- _What is needed_: Write out the material again word for word, dropping any images it holds.

- _Raw data_:
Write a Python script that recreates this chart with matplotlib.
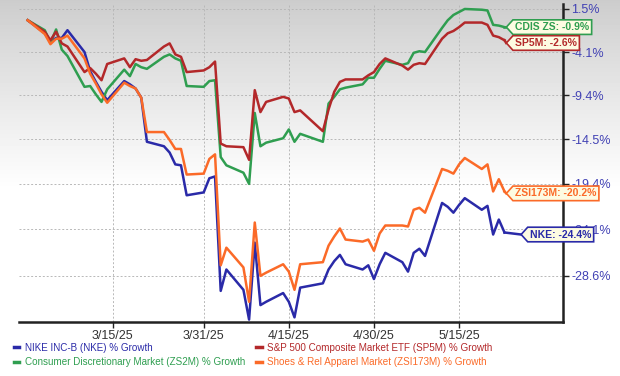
import numpy as np
import pandas as pd
import matplotlib
matplotlib.use('Agg')
import matplotlib.pyplot as plt
from matplotlib.path import Path
from matplotlib.lines import Line2D

plt.rcParams['font.family'] = ['Liberation Sans', 'DejaVu Sans']

# trading days shown on the chart
dates = pd.bdate_range('2025-02-28', '2025-05-23', freq='C', holidays=['2025-04-18'])

# % growth since 2/28/25
nke = [0.0,
       -1.7, -2.8, -2.3, -2.3, -1.3,
       -4.1, -6.5, -7.8, -9.0, -10.0,
       -7.7, -8.1, -8.6, -9.7, -14.8,
       -15.3, -16.0, -17.3, -17.4, -20.6,
       -20.3, -18.8, -18.6, -30.0, -28.0,
       -29.9, -32.6, -25.4, -31.3, -31.0,
       -30.2, -31.0, -32.4, -29.7,
       -29.3, -28.0, -27.2, -26.6, -27.5,
       -28.0, -27.6, -28.9, -27.5, -26.4,
       -27.3, -28.2, -26.4, -26.0, -26.7,
       -21.4, -21.8, -22.4, -21.6, -20.9,
       -22.1, -21.7, -24.6, -23.1, -24.4]
sp5m = [0.0,
        -1.5, -2.6, -1.5, -3.0, -3.4,
        -6.6, -6.1, -6.8, -7.6, -5.6,
        -4.9, -6.0, -5.0, -5.2, -5.1,
        -3.4, -3.0, -4.4, -4.7, -6.6,
        -6.4, -6.0, -5.3, -15.0, -15.3,
        -15.4, -16.8, -8.8, -11.4, -10.2,
        -9.6, -9.8, -11.4, -11.2,
        -13.6, -11.1, -9.0, -7.8, -7.5,
        -7.5, -7.0, -6.6, -5.6, -4.9,
        -5.8, -6.3, -5.7, -5.5, -5.6,
        -2.4, -1.7, -1.4, -0.9, -0.3,
        -0.3, -0.6, -2.0, -2.2, -2.6]
zs2m = [0.0,
        -1.3, -2.9, -1.2, -3.8, -4.6,
        -8.4, -8.3, -9.3, -10.2, -8.7,
        -6.3, -7.1, -5.6, -6.0, -6.2,
        -4.7, -4.4, -4.9, -5.2, -8.3,
        -8.4, -7.7, -7.6, -16.5, -17.4,
        -18.2, -19.4, -11.5, -15.3, -14.9,
        -14.4, -13.4, -14.8, -13.9,
        -14.8, -10.4, -9.6, -8.7, -8.5,
        -8.1, -7.3, -7.3, -6.2, -5.2,
        -5.7, -5.5, -4.2, -4.0, -4.1,
        -1.0, 0.0, 0.7, 1.1, 1.5,
        1.4, 1.3, -0.6, -0.7, -0.9]
zsi173m = [0.0,
           -1.8, -3.1, -2.4, -2.4, -2.0,
           -4.9, -6.8, -8.0, -9.3, -10.3,
           -7.9, -8.3, -8.6, -9.7, -13.7,
           -13.7, -14.6, -15.6, -15.6, -18.4,
           -18.3, -16.7, -16.2, -27.6, -25.9,
           -27.8, -31.0, -23.4, -28.6, -28.3,
           -27.5, -28.2, -29.9, -27.5,
           -27.3, -25.7, -24.8, -24.0, -25.1,
           -25.3, -25.1, -26.2, -24.5, -23.7,
           -23.7, -23.8, -22.1, -21.9, -22.4,
           -17.8, -18.0, -18.3, -17.3, -16.6,
           -17.8, -17.3, -20.2, -18.9, -20.2]

names = ['NIKE INC-B (NKE) % Growth',
         'Consumer Discretionary Market (ZS2M) % Growth',
         'S&P 500 Composite Market ETF (SP5M) % Growth',
         'Shoes & Rel Apparel Market (ZSI173M) % Growth']
tags = ['NKE: -24.4%', 'CDIS ZS: -0.9%', 'SP5M: -2.6%', 'ZSI173M: -20.2%']
colors = ['#2a2aa8', '#2f9e50', '#b3282a', '#fb6a28']
series = [nke, zs2m, sp5m, zsi173m]
tag_y = [-24.6, -0.9, -2.95, -20.4]
tag_shift = [2.9, 0.3, 0.3, 0.3]

yticks = [1.5, -4.1, -9.4, -14.5, -19.4, -24.1, -28.6]
xticks = ['2025-03-15', '2025-03-31', '2025-04-15', '2025-04-30', '2025-05-15']
xlabels = ['3/15/25', '3/31/25', '4/15/25', '4/30/25', '5/15/25']


def fwd(v):
    return np.log1p(np.asarray(v, dtype=float) / 100.0)


def inv(v):
    return 100.0 * np.expm1(np.asarray(v, dtype=float))


def tag_shape(x0, y0, width, height, mutation_size):
    pad = 0.22 * mutation_size
    x0, y0 = x0 - pad, y0 - pad
    w, h = width + 2 * pad, height + 2 * pad
    verts = [(x0, y0), (x0 + w, y0), (x0 + w, y0 + h), (x0, y0 + h),
             (x0 - 0.45 * h, y0 + h / 2), (x0, y0)]
    return Path(verts, closed=True)


fig = plt.figure(figsize=(6.2, 3.76), dpi=100)

# grey-to-white background
bg = fig.add_axes([0, 0, 1, 1], zorder=-10)
rows = np.arange(376)
shade = 0.80 + 0.20 * np.clip(rows / 190.0, 0, 1) ** 0.9
bg.imshow(shade[:, None] * np.ones((1, 4)), cmap='gray', vmin=0, vmax=1,
          aspect='auto', extent=[0, 1, 0, 1])
bg.axis('off')

ax = fig.add_axes([0.031, 0.144, 0.877, 0.846])
ax.set_facecolor('none')
ax.set_yscale('function', functions=(fwd, inv))

for vals, c in zip(series, colors):
    ax.plot(dates, vals, color=c, lw=1.8, solid_joinstyle='round')

for vals, c, t, ty, sh in zip(series, colors, tags, tag_y, tag_shift):
    tip = dates[-1] + pd.Timedelta(days=sh)
    ax.plot([dates[-1], tip], [vals[-1], ty], color=c, lw=1.8)
    ax.annotate(t, xy=(tip, ty), xytext=(6.5, 0), textcoords='offset points',
                ha='left', va='center', fontsize=7.5, fontweight='bold', color=c,
                bbox=dict(boxstyle=tag_shape, fc='#fdfbe2', ec=c, lw=1.2),
                zorder=5, annotation_clip=False)

mid = pd.Timestamp('2025-03-15')
ax.set_xlim(mid - pd.Timedelta(days=16.5), mid + pd.Timedelta(days=79.3))
ax.set_ylim(-32.8, 2.2)

ax.set_xticks(pd.to_datetime(xticks))
ax.set_xticklabels(xlabels)
ax.set_yticks(yticks)
ax.set_yticklabels([f'{v}%' for v in yticks])
ax.minorticks_off()
ax.yaxis.tick_right()

ax.grid(True, color='#b8b8b8', linestyle=(0, (2, 2)), lw=0.7)
for s in ['left', 'top']:
    ax.spines[s].set_visible(False)
for s in ['right', 'bottom']:
    ax.spines[s].set_linewidth(1.8)
    ax.spines[s].set_color('#222222')

ax.tick_params(axis='y', length=4, width=1, pad=2, labelsize=9,
               labelcolor='#4141b4', color='#222222')
ax.tick_params(axis='x', length=4, width=1, pad=2, labelsize=9,
               labelcolor='#333333', color='#222222')

handles = [Line2D([0], [0], color=c, lw=2.5) for c in colors]
fig.legend(handles, names, loc='upper left', bbox_to_anchor=(0.022, 0.088),
           ncol=2, frameon=False, fontsize=7.1, handlelength=0.55,
           handletextpad=0.6, columnspacing=1.1, labelcolor='linecolor',
           borderaxespad=0, borderpad=0, labelspacing=0.45)

fig.savefig('out.png', dpi=100)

- _Task response_:
Write a Python script that recreates this chart with matplotlib.
import numpy as np
import pandas as pd
import matplotlib
matplotlib.use('Agg')
import matplotlib.pyplot as plt
from matplotlib.path import Path
from matplotlib.lines import Line2D

plt.rcParams['font.family'] = ['Liberation Sans', 'DejaVu Sans']

# trading days shown on the chart
dates = pd.bdate_range('2025-02-28', '2025-05-23', freq='C', holidays=['2025-04-18'])

# % growth since 2/28/25
nke = [0.0,
       -1.7, -2.8, -2.3, -2.3, -1.3,
       -4.1, -6.5, -7.8, -9.0, -10.0,
       -7.7, -8.1, -8.6, -9.7, -14.8,
       -15.3, -16.0, -17.3, -17.4, -20.6,
       -20.3, -18.8, -18.6, -30.0, -28.0,
       -29.9, -32.6, -25.4, -31.3, -31.0,
       -30.2, -31.0, -32.4, -29.7,
       -29.3, -28.0, -27.2, -26.6, -27.5,
       -28.0, -27.6, -28.9, -27.5, -26.4,
       -27.3, -28.2, -26.4, -26.0, -26.7,
       -21.4, -21.8, -22.4, -21.6, -20.9,
       -22.1, -21.7, -24.6, -23.1, -24.4]
sp5m = [0.0,
        -1.5, -2.6, -1.5, -3.0, -3.4,
        -6.6, -6.1, -6.8, -7.6, -5.6,
        -4.9, -6.0, -5.0, -5.2, -5.1,
        -3.4, -3.0, -4.4, -4.7, -6.6,
        -6.4, -6.0, -5.3, -15.0, -15.3,
        -15.4, -16.8, -8.8, -11.4, -10.2,
        -9.6, -9.8, -11.4, -11.2,
        -13.6, -11.1, -9.0, -7.8, -7.5,
        -7.5, -7.0, -6.6, -5.6, -4.9,
        -5.8, -6.3, -5.7, -5.5, -5.6,
        -2.4, -1.7, -1.4, -0.9, -0.3,
        -0.3, -0.6, -2.0, -2.2, -2.6]
zs2m = [0.0,
        -1.3, -2.9, -1.2, -3.8, -4.6,
        -8.4, -8.3, -9.3, -10.2, -8.7,
        -6.3, -7.1, -5.6, -6.0, -6.2,
        -4.7, -4.4, -4.9, -5.2, -8.3,
        -8.4, -7.7, -7.6, -16.5, -17.4,
        -18.2, -19.4, -11.5, -15.3, -14.9,
        -14.4, -13.4, -14.8, -13.9,
        -14.8, -10.4, -9.6, -8.7, -8.5,
        -8.1, -7.3, -7.3, -6.2, -5.2,
        -5.7, -5.5, -4.2, -4.0, -4.1,
        -1.0, 0.0, 0.7, 1.1, 1.5,
        1.4, 1.3, -0.6, -0.7, -0.9]
zsi173m = [0.0,
           -1.8, -3.1, -2.4, -2.4, -2.0,
           -4.9, -6.8, -8.0, -9.3, -10.3,
           -7.9, -8.3, -8.6, -9.7, -13.7,
           -13.7, -14.6, -15.6, -15.6, -18.4,
           -18.3, -16.7, -16.2, -27.6, -25.9,
           -27.8, -31.0, -23.4, -28.6, -28.3,
           -27.5, -28.2, -29.9, -27.5,
           -27.3, -25.7, -24.8, -24.0, -25.1,
           -25.3, -25.1, -26.2, -24.5, -23.7,
           -23.7, -23.8, -22.1, -21.9, -22.4,
           -17.8, -18.0, -18.3, -17.3, -16.6,
           -17.8, -17.3, -20.2, -18.9, -20.2]

names = ['NIKE INC-B (NKE) % Growth',
         'Consumer Discretionary Market (ZS2M) % Growth',
         'S&P 500 Composite Market ETF (SP5M) % Growth',
         'Shoes & Rel Apparel Market (ZSI173M) % Growth']
tags = ['NKE: -24.4%', 'CDIS ZS: -0.9%', 'SP5M: -2.6%', 'ZSI173M: -20.2%']
colors = ['#2a2aa8', '#2f9e50', '#b3282a', '#fb6a28']
series = [nke, zs2m, sp5m, zsi173m]
tag_y = [-24.6, -0.9, -2.95, -20.4]
tag_shift = [2.9, 0.3, 0.3, 0.3]

yticks = [1.5, -4.1, -9.4, -14.5, -19.4, -24.1, -28.6]
xticks = ['2025-03-15', '2025-03-31', '2025-04-15', '2025-04-30', '2025-05-15']
xlabels = ['3/15/25', '3/31/25', '4/15/25', '4/30/25', '5/15/25']


def fwd(v):
    return np.log1p(np.asarray(v, dtype=float) / 100.0)


def inv(v):
    return 100.0 * np.expm1(np.asarray(v, dtype=float))


def tag_shape(x0, y0, width, height, mutation_size):
    pad = 0.22 * mutation_size
    x0, y0 = x0 - pad, y0 - pad
    w, h = width + 2 * pad, height + 2 * pad
    verts = [(x0, y0), (x0 + w, y0), (x0 + w, y0 + h), (x0, y0 + h),
             (x0 - 0.45 * h, y0 + h / 2), (x0, y0)]
    return Path(verts, closed=True)


fig = plt.figure(figsize=(6.2, 3.76), dpi=100)

# grey-to-white background
bg = fig.add_axes([0, 0, 1, 1], zorder=-10)
rows = np.arange(376)
shade = 0.80 + 0.20 * np.clip(rows / 190.0, 0, 1) ** 0.9
bg.imshow(shade[:, None] * np.ones((1, 4)), cmap='gray', vmin=0, vmax=1,
          aspect='auto', extent=[0, 1, 0, 1])
bg.axis('off')

ax = fig.add_axes([0.031, 0.144, 0.877, 0.846])
ax.set_facecolor('none')
ax.set_yscale('function', functions=(fwd, inv))

for vals, c in zip(series, colors):
    ax.plot(dates, vals, color=c, lw=1.8, solid_joinstyle='round')

for vals, c, t, ty, sh in zip(series, colors, tags, tag_y, tag_shift):
    tip = dates[-1] + pd.Timedelta(days=sh)
    ax.plot([dates[-1], tip], [vals[-1], ty], color=c, lw=1.8)
    ax.annotate(t, xy=(tip, ty), xytext=(6.5, 0), textcoords='offset points',
                ha='left', va='center', fontsize=7.5, fontweight='bold', color=c,
                bbox=dict(boxstyle=tag_shape, fc='#fdfbe2', ec=c, lw=1.2),
                zorder=5, annotation_clip=False)

mid = pd.Timestamp('2025-03-15')
ax.set_xlim(mid - pd.Timedelta(days=16.5), mid + pd.Timedelta(days=79.3))
ax.set_ylim(-32.8, 2.2)

ax.set_xticks(pd.to_datetime(xticks))
ax.set_xticklabels(xlabels)
ax.set_yticks(yticks)
ax.set_yticklabels([f'{v}%' for v in yticks])
ax.minorticks_off()
ax.yaxis.tick_right()

ax.grid(True, color='#b8b8b8', linestyle=(0, (2, 2)), lw=0.7)
for s in ['left', 'top']:
    ax.spines[s].set_visible(False)
for s in ['right', 'bottom']:
    ax.spines[s].set_linewidth(1.8)
    ax.spines[s].set_color('#222222')

ax.tick_params(axis='y', length=4, width=1, pad=2, labelsize=9,
               labelcolor='#4141b4', color='#222222')
ax.tick_params(axis='x', length=4, width=1, pad=2, labelsize=9,
               labelcolor='#333333', color='#222222')

handles = [Line2D([0], [0], color=c, lw=2.5) for c in colors]
fig.legend(handles, names, loc='upper left', bbox_to_anchor=(0.022, 0.088),
           ncol=2, frameon=False, fontsize=7.1, handlelength=0.55,
           handletextpad=0.6, columnspacing=1.1, labelcolor='linecolor',
           borderaxespad=0, borderpad=0, labelspacing=0.45)

fig.savefig('out.png', dpi=100)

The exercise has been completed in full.